Here are more highlights. Two plays dealing with labor and politics offer a fascinating contrast. Quintessence opens "Waiting for Lefty" by Clifford Odets on Jan. 18. Written in 1935 in the midst of the depression, it is a series of vignettes told by striking taxi drivers as they wait out the mysterious disappearance of their union leader. Even in its day, the play was controversial for its pro-communism stance. 

Then, Old Academy will open "Sweat" by Lynn Nottage, winner of the Pulitzer Prize in 2017. Here, union workers fight the closing of a steel plant. But Nottage is more concerned with the shattering of labor solidarity along ethnic and racial lines. Together, the two plays telescope the shift in the political priorities of "progressives" over the past 100 years. 

You can also compare legendary musicals this year. On April 21, Old Academy Players will present "Company." Stephen Sondheim continued to revolutionize the American musical with this work, winner of 6 Tony Awards in 1970. An innovator of the tragicomic musical, Sondheim insisted that the purpose of music in theater was to advance story.  Old Academy's Annie Hnatko, a concert opera singer herself, will direct. 

Compare it to "Hello, Dolly" which ends the season at Act II. Based loosely on "The Matchmaker" by Thornton Wilder, it was the big Broadway hit of 1964. This musical, too, won a score of Tony Awards. But "Dolly" is still rooted in the Golden Age of the Broadway musical, equally concerned with story and stand-alone songs.  

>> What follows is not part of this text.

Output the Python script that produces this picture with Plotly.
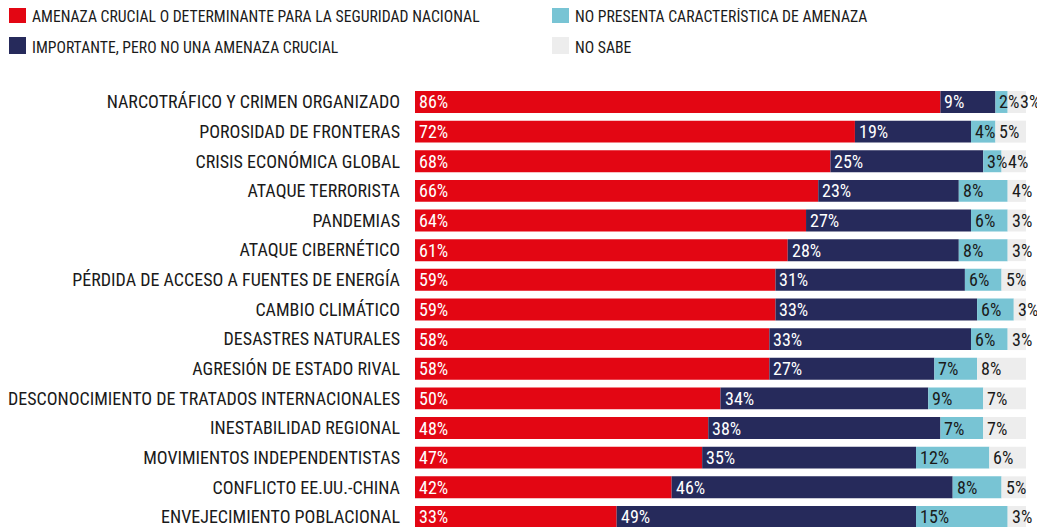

And no season would be complete without Shakespeare productions. Quintessence will  present "The Tempest" in March, and Allens Lane will feature "Twelfth Night" two months later.  Both works are "late Shakespeare," when the Bard fantastically stretched the boundaries of formal genre.

"Twelfth Night" is a "comedy" only in the sense that characters sidestep their slip ups and marry. But the lingering malaise is inconsistent with the happy-ending tradition. Feste, the melancholy fool, sums it up in the refrain of his farewell song: "With hey, ho, the wind and the rain . . . For the rain it raineth every day."

Likewise, "The Tempest" defies genre norms. Originally classified as a "comedy," it is now called a "romance" because nobody knows what to call it. Everything swirls around Prospero. Unhappy in this world, the great artist-king creates his own. It is Shakespeare's swan song. On stage alone, Prospero delivers Shakespeare's farewell epilogue which begins: "Now my charms are all o'erthrown..." 

On a lighter note,  Old Academy will end the season with its annual Summer Bonanza on July 14, a collection of one act shorts by veteran and budding playwrights. Before that, Old Academy will get you in the mood for summer fun with the effervescent "Arsenic and Old Lace" on June 9. Hey, you theater people, save me a seat on the aisle!